Sports Hernia Surgery An Effective Treatment
For patients whose history and physical examination are consistent with a sports hernia, surgery is a very effective treatment.
Two different surgical procedures are used to treat sports hernias. One is the open operation. The other is a laparoscopic procedure with mesh. Both yield excellent results.
Dr. Brown prefers the open operation.
During the laparoscopic procedure the nerves and tendons cannot be fully evaluated because they cannot be seen. The laparoscopic procedure involves placing a large piece of plastic mesh to reinforce the lower abdominal wall; the muscles are not repaired; the mesh can potentially cause problems from shear stresses and nerve damage. The mesh is extremely difficult to remove if it becomes a problem.
The open procedure allows a full evaluation and repair of the damaged muscles. The nerves and tendons are then easily seen, evaluated and treated. Mesh is not needed. The laparoscopic procedure has to be done under general anesthesia, whereas the open procedure can be done easily with sedation and local anesthetic. General anesthesia is still an option for those patients that wish it.
All of the surgeons who have treated more than a few sports hernias are using the open procedure.

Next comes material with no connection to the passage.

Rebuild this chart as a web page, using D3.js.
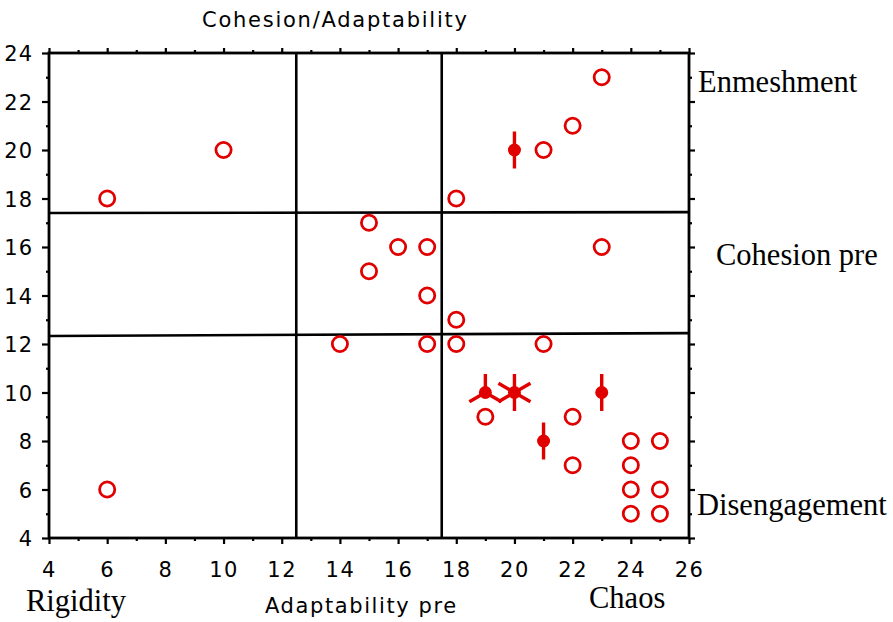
<!DOCTYPE html>
<html><head><meta charset="utf-8">
<script src="https://cdn.jsdelivr.net/npm/d3@7"></script>
<style>
html,body{margin:0;padding:0;background:#fff;}
svg{display:block;}
</style></head>
<body>
<svg id="chart" width="893" height="622"></svg>
<script>
// ---- data ----
const xTicks = [4,6,8,10,12,14,16,18,20,22,24,26];
const yTicks = [4,6,8,10,12,14,16,18,20,22,24];
const openX = [6,10,23,22,21,18,15,16,17,23,15,17,18,14,17,18,21,19,22,22,24,25,24,24,25,24,25,6];
const openY = [18,20,23,21,20,18,17,16,16,16,15,14,13,12,12,12,12,9,9,7,8,8,7,6,6,5,5,6];
const sunX = [20,19,20,21,23];
const sunY = [20,10,10,8,10];
const sunN = [2,3,6,2,2];
const vLineX = [12.5,17.5];
const hLineLeftY = [12.33,17.40];
const hLineRightY = [12.45,17.44];
const titleTop = "Cohesion/Adaptability";
const titleBottom = "Adaptability pre";
const rightLabels = ["Enmeshment","Cohesion pre","Disengagement"];
const bottomLabels = ["Rigidity","Chaos"];

// ---- layout ----
const svg = d3.select("#chart");
const L = 49, R = 689, T = 53, B = 538;
const x = d3.scaleLinear().domain([4,26]).range([L,R]);
const y = d3.scaleLinear().domain([4,24]).range([B,T]);
const red = "#e00000";
const sansFont = "'DejaVu Sans', Verdana, sans-serif";
const serifFont = "'Liberation Serif', 'Times New Roman', serif";

// quadrant lines
const g = svg.append("g");
g.selectAll("line.v").data(vLineX).enter().append("line")
  .attr("x1", d=>x(d)).attr("x2", d=>x(d)).attr("y1", y(24)).attr("y2", y(4))
  .attr("stroke","#000").attr("stroke-width",2.6);
g.selectAll("line.h").data(hLineLeftY).enter().append("line")
  .attr("x1", x(4)).attr("x2", x(26))
  .attr("y1", d=>y(d)).attr("y2", (d,i)=>y(hLineRightY[i]))
  .attr("stroke","#000").attr("stroke-width",2.6);

// axes
const minorX = d3.range(5,26,2);
const minorY = d3.range(5,24,2);
function styleAxis(sel){
  sel.select(".domain").remove();
  sel.selectAll(".tick line").attr("stroke","#000").attr("stroke-width",2.2);
  sel.selectAll(".tick text").attr("font-family",sansFont).attr("font-size",21)
     .attr("letter-spacing","1.5px").attr("fill","#000");
}
const xb = svg.append("g").attr("transform",`translate(0,${B})`)
  .call(d3.axisBottom(x).tickValues(xTicks).tickFormat(d3.format("d")).tickSize(6).tickPadding(20));
styleAxis(xb);
xb.selectAll(".tick text").attr("dy","0").attr("y",39);
svg.append("g").attr("transform",`translate(0,${B})`)
  .call(d3.axisBottom(x).tickValues(minorX).tickFormat("").tickSize(3)).call(styleAxis);
const xt = svg.append("g").attr("transform",`translate(0,${T})`)
  .call(d3.axisTop(x).tickValues(xTicks).tickFormat("").tickSize(5));
styleAxis(xt);
svg.append("g").attr("transform",`translate(0,${T})`)
  .call(d3.axisTop(x).tickValues(minorX).tickFormat("").tickSize(3)).call(styleAxis);
const yl = svg.append("g").attr("transform",`translate(${L},0)`)
  .call(d3.axisLeft(y).tickValues(yTicks).tickFormat(d3.format("d")).tickSize(7).tickPadding(9));
styleAxis(yl);
yl.selectAll(".tick text").attr("dy","0.36em").attr("letter-spacing","1px");
svg.append("g").attr("transform",`translate(${L},0)`)
  .call(d3.axisLeft(y).tickValues(minorY).tickFormat("").tickSize(3)).call(styleAxis);
svg.append("g").attr("transform",`translate(${R},0)`)
  .call(d3.axisRight(y).tickValues(yTicks).tickFormat("").tickSize(6)).call(styleAxis);
svg.append("g").attr("transform",`translate(${R},0)`)
  .call(d3.axisRight(y).tickValues(minorY).tickFormat("").tickSize(3)).call(styleAxis);

// frame
svg.append("rect").attr("x",L).attr("y",T).attr("width",R-L).attr("height",B-T)
  .attr("fill","none").attr("stroke","#000").attr("stroke-width",2.8);

// open circles
svg.append("g").selectAll("circle").data(openX).enter().append("circle")
  .attr("cx", d=>x(d)).attr("cy", (d,i)=>y(openY[i])).attr("r",7.6)
  .attr("fill","none").attr("stroke",red).attr("stroke-width",2.8);

// sunflowers
const petalLen = 18.5;
const sg = svg.append("g");
sunX.forEach((sx,i)=>{
  const cx = x(sx), cy = y(sunY[i]), n = sunN[i];
  for(let k=0;k<n;k++){
    const a = Math.PI/2 + k*2*Math.PI/n;
    sg.append("line").attr("x1",cx).attr("y1",cy)
      .attr("x2",cx+petalLen*Math.cos(a)).attr("y2",cy-petalLen*Math.sin(a))
      .attr("stroke",red).attr("stroke-width",3.4);
  }
  sg.append("circle").attr("cx",cx).attr("cy",cy).attr("r",6.5).attr("fill",red);
});

// titles
svg.append("text").attr("x",202).attr("y",27).text(titleTop)
  .attr("font-family",sansFont).attr("font-size",21).attr("letter-spacing","1.75px").attr("fill","#000");
svg.append("text").attr("x",265).attr("y",613).text(titleBottom)
  .attr("font-family",sansFont).attr("font-size",21).attr("letter-spacing","1.6px").attr("fill","#000");

const rl = [[698,92],[716,265],[697,515]];
rightLabels.forEach((t,i)=>{
  svg.append("text").attr("x",rl[i][0]).attr("y",rl[i][1]).text(t)
    .attr("font-family",serifFont).attr("font-size",30.5).attr("fill","#000");
});
const bl = [[26,611],[589,608]];
bottomLabels.forEach((t,i)=>{
  svg.append("text").attr("x",bl[i][0]).attr("y",bl[i][1]).text(t)
    .attr("font-family",serifFont).attr("font-size",30.5).attr("fill","#000");
});
</script>
</body></html>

To fully treat the athlete, additional procedures are sometimes required, such as an adductor tenotomy or an ilioinguinal nerve neurectomy
The etiology of a sports hernia is thought to be an injury secondary to a simultaneous contraction of the oblique muscles and the adductor muscles. The adductor muscles are much stronger than the oblique muscles, so in this tug-of-war the oblique muscles are usually the ones to tear. Occasionally the adductor tendons are injured. The adductor longus muscle attaches directly to the bone instead of the periosteum. Because of this there is a poor blood supply to the origin of the adductor longus tendon and the tendon heals poorly. Even a minor injury to the adductor longus can result in chronic pain. Patients with chronic injury to the adductor muscles are best treated with a release of the adductor with reimplantation of the muscle into the adductor brevis. There’s no loss of strength. The tenotomy can be done at the same time as repair of the oblique muscles.
The ilioinguinal nerve travels through the inguinal canal on the anterior aspect of the spermatic cord. When the oblique muscles are torn, the cord can prolapse through this defect. This can cause some scarring and entrapment of the ilioinguinal nerve. This entrapment can sometimes be identified on physical examination with a positive Tinel sign at the level of the external inguinal ring. A ilioinguinal nerve block can help establish the diagnosis.
During the repair of the oblique muscles, the ilioinguinal nerve can be evaluated. If necessary a release or a neurectomy can be performed. A neurectomy will result in some areas of numbness, especially on the inside of the thigh and the outside of the scrotum. Some of this numbness may be permanent. Dr. Brown will discuss this with you in detail.
Other nerves will occasionally cause pain, including branches of the pudendal nerve, genital nerve, and the iliohypogastric nerve. If necessary, these nerves will also be evaluated.
When there is poor coordination between the contraction of the oblique muscles and the adductor muscles, then there is a strong shear stress across the symphysis pubis. If this joint shifts, then osteitis pubis can develop.
Osteitis pubis causes chronic pain just above the base of the penis. The pain is aggravated by exercise. It can also be visualized on MRI or bone scans. In patients with osteitis pubis, there should be strong consideration given to a release of the adductor longus tendon. This decreases the shear forces. Dr. Brown will discuss this with you if necessary.